The first and only comprehensive history of the enormous contributions of women--black and white, famous and unknown--to the fight for civil rights in this country. "Freedom's Daughters" spans four generations and introduces more than 60 women, some well-known, others never written about before.



Book Synopsis



The first comprehensive history of the vital role women--both black and white--played in the civil rights movement.

In this groundbreaking and absorbing book, credit finally goes where credit is due--to the bold women who were crucial to the success of the civil rights movement. From the Montgomery bus boycott to the lunch counter sit-ins to the Freedom Rides, Lynne Olson skillfully tells the long-overlooked story of the extraordinary women who were among the most fearless, resourceful, and tenacious leaders of the civil rights movement.

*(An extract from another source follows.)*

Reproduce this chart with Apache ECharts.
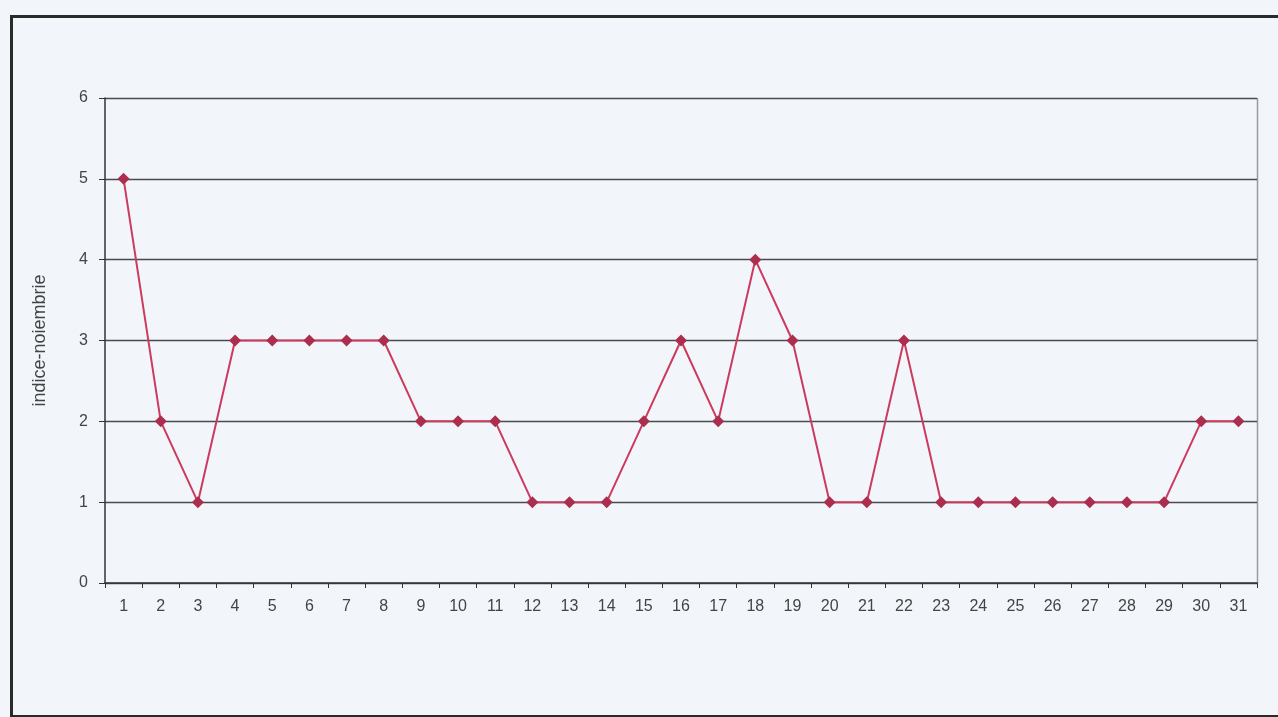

Freedom's Daughters includes portraits of more than sixty women--many until now forgotten and some never before written about--from key figures like Ida B. Wells, Eleanor Roosevelt, Ella Baker, and Septima Clark to some of the smaller players who represent the hundreds of women who each came forth to do her own small part and who together ultimately formed the mass movements that made the difference. Freedom's Daughters puts a human face on the civil rights struggle--and shows that that face was often female.



Review Quotes




Catherine Clinton The Washington Post Book World With rigor and grace, [Olson] brings these female freedom fighters to the forefront of America's most powerful social movement...Freedom's Daughters is about the struggles of twentieth-century activist women who empowered themselves through campaigns for social justice so that the next generation could inherit, if not a better world, then the strength and example to engage in worthy struggles of its own.

Ruth Rosen Los Angeles Times Book Review The most stunning synthesis of women's role in America's endless and episodic struggle for racial equality to date.

Susan Brownmiller The New York Times Book Review Freedom's Daughters expertly mines oral history collections housed in Southern universities, biographies and testaments published in the last decade by Southern university presses, and more general works by historians. It was a smart and salutary idea to illuminate the role of women in one volume.



About the Author



Lynne Olson has been a reporter and writer since 1970. After working for the AP and the Baltimore Sun for a decade, Olson became a freelance writer in 1981, writing for American Heritage, Smithsonian, Working Woman, Los Angeles Times Magazine, Ms., Elle, Glamour, and Baltimore Magazine. She is the author of eight books, including the New York Times bestseller Madame Fourcade's Secret War, as well as Last Hope Island and Citizens of London. She lives in Washington D.C. with her husband, with whom she has co-authored two books.